Dataset extract:
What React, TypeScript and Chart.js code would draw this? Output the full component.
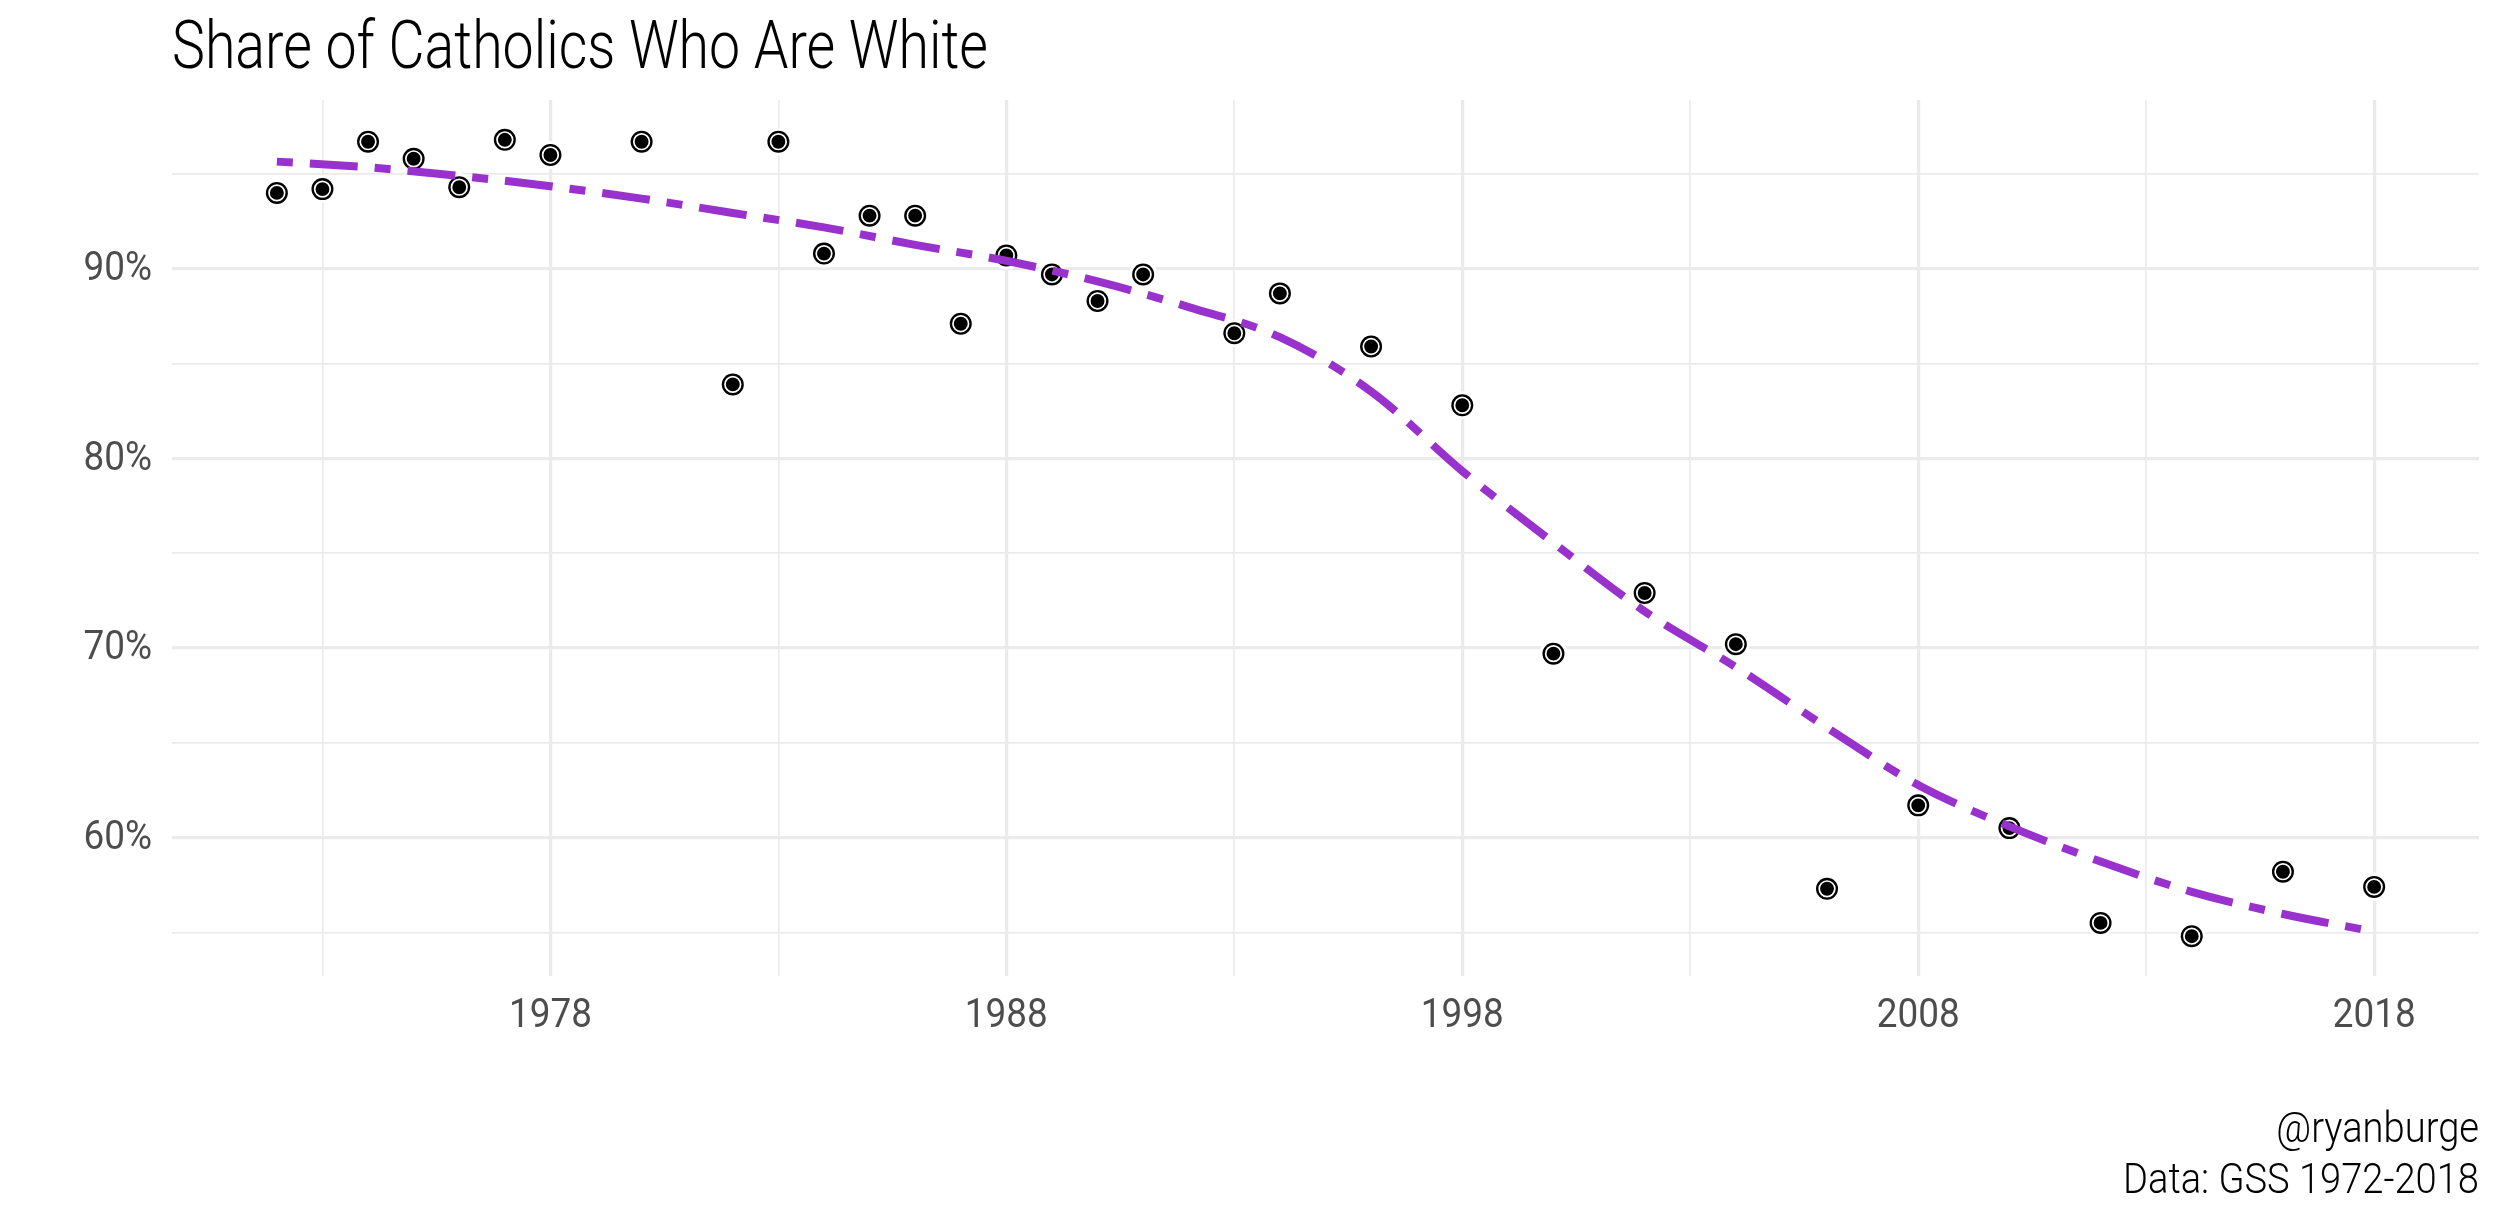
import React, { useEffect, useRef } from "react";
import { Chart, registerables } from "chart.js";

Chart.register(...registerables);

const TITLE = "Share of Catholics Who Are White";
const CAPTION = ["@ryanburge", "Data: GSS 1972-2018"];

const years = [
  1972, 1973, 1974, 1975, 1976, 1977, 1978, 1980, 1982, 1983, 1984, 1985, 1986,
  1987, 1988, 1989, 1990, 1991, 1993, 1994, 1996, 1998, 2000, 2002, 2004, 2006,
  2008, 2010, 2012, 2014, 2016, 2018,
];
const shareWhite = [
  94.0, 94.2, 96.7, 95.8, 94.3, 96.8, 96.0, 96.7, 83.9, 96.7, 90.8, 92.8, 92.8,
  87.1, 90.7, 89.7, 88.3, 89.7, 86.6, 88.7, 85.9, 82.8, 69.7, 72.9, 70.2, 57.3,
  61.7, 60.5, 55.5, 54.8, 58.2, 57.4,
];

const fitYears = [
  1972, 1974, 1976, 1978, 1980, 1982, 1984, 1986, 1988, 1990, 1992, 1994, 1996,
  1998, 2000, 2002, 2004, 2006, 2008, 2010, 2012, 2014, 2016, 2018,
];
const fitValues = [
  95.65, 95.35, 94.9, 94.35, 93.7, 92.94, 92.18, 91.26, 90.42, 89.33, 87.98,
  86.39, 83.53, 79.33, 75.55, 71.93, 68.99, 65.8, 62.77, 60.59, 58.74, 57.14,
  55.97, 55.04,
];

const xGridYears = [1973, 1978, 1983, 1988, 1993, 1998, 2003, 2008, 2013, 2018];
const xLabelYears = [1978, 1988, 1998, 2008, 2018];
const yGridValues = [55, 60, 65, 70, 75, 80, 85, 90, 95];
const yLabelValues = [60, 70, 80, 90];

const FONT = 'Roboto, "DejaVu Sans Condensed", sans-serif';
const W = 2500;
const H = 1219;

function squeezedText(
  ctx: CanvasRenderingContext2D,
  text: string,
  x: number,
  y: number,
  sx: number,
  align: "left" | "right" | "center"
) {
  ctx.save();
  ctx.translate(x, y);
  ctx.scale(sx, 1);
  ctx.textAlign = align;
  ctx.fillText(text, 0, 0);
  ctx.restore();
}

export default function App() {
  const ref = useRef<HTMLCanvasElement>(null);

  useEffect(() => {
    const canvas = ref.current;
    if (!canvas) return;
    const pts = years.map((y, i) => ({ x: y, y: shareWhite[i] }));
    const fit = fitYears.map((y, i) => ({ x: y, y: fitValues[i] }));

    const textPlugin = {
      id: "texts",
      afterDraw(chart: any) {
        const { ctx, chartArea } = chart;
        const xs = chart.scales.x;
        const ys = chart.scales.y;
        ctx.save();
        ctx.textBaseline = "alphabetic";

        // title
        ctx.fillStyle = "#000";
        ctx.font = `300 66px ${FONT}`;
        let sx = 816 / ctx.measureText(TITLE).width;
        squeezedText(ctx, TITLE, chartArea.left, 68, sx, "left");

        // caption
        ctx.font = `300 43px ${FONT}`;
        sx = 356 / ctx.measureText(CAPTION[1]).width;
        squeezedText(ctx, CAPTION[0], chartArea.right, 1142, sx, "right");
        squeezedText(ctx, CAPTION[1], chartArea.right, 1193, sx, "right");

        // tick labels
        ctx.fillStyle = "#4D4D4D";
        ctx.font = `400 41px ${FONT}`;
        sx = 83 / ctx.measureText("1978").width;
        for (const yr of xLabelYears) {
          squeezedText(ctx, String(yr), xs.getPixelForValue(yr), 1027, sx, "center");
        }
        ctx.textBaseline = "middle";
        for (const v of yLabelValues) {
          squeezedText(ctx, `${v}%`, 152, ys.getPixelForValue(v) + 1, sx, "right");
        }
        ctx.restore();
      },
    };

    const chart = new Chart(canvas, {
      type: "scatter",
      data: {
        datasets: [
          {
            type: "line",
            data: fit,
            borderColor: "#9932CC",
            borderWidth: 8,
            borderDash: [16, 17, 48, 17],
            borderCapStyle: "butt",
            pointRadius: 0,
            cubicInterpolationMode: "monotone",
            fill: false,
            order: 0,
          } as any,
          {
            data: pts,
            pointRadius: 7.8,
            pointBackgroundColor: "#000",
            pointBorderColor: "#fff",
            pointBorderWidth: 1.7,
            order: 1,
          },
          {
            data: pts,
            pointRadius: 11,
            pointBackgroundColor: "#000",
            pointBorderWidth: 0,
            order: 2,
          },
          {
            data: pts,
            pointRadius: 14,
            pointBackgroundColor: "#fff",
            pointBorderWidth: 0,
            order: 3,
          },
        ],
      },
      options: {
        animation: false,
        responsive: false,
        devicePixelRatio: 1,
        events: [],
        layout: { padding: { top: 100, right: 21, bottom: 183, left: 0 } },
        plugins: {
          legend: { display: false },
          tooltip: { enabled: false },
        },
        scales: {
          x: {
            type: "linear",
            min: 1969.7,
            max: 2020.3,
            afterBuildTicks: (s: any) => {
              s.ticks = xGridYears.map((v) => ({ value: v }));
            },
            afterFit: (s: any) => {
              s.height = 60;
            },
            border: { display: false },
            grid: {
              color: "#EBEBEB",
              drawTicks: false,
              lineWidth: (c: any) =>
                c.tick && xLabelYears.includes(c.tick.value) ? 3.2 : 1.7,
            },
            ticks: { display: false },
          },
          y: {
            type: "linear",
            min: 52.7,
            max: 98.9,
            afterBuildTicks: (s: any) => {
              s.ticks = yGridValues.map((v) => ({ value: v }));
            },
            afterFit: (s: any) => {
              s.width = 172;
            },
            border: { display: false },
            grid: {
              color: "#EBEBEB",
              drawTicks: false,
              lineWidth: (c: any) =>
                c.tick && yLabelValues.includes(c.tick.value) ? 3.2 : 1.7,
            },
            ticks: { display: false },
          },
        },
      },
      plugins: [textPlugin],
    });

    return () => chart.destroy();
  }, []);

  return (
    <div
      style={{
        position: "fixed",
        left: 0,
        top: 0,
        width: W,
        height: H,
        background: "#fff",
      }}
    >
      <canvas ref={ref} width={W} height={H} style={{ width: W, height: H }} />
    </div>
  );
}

What you have to do: Repeat the lines exactly as they stand, from the opening line of the data through the line with "const H = 1219;". Pictures stay out of the copy.

Written solution:
What React, TypeScript and Chart.js code would draw this? Output the full component.
import React, { useEffect, useRef } from "react";
import { Chart, registerables } from "chart.js";

Chart.register(...registerables);

const TITLE = "Share of Catholics Who Are White";
const CAPTION = ["@ryanburge", "Data: GSS 1972-2018"];

const years = [
  1972, 1973, 1974, 1975, 1976, 1977, 1978, 1980, 1982, 1983, 1984, 1985, 1986,
  1987, 1988, 1989, 1990, 1991, 1993, 1994, 1996, 1998, 2000, 2002, 2004, 2006,
  2008, 2010, 2012, 2014, 2016, 2018,
];
const shareWhite = [
  94.0, 94.2, 96.7, 95.8, 94.3, 96.8, 96.0, 96.7, 83.9, 96.7, 90.8, 92.8, 92.8,
  87.1, 90.7, 89.7, 88.3, 89.7, 86.6, 88.7, 85.9, 82.8, 69.7, 72.9, 70.2, 57.3,
  61.7, 60.5, 55.5, 54.8, 58.2, 57.4,
];

const fitYears = [
  1972, 1974, 1976, 1978, 1980, 1982, 1984, 1986, 1988, 1990, 1992, 1994, 1996,
  1998, 2000, 2002, 2004, 2006, 2008, 2010, 2012, 2014, 2016, 2018,
];
const fitValues = [
  95.65, 95.35, 94.9, 94.35, 93.7, 92.94, 92.18, 91.26, 90.42, 89.33, 87.98,
  86.39, 83.53, 79.33, 75.55, 71.93, 68.99, 65.8, 62.77, 60.59, 58.74, 57.14,
  55.97, 55.04,
];

const xGridYears = [1973, 1978, 1983, 1988, 1993, 1998, 2003, 2008, 2013, 2018];
const xLabelYears = [1978, 1988, 1998, 2008, 2018];
const yGridValues = [55, 60, 65, 70, 75, 80, 85, 90, 95];
const yLabelValues = [60, 70, 80, 90];

const FONT = 'Roboto, "DejaVu Sans Condensed", sans-serif';
const W = 2500;
const H = 1219;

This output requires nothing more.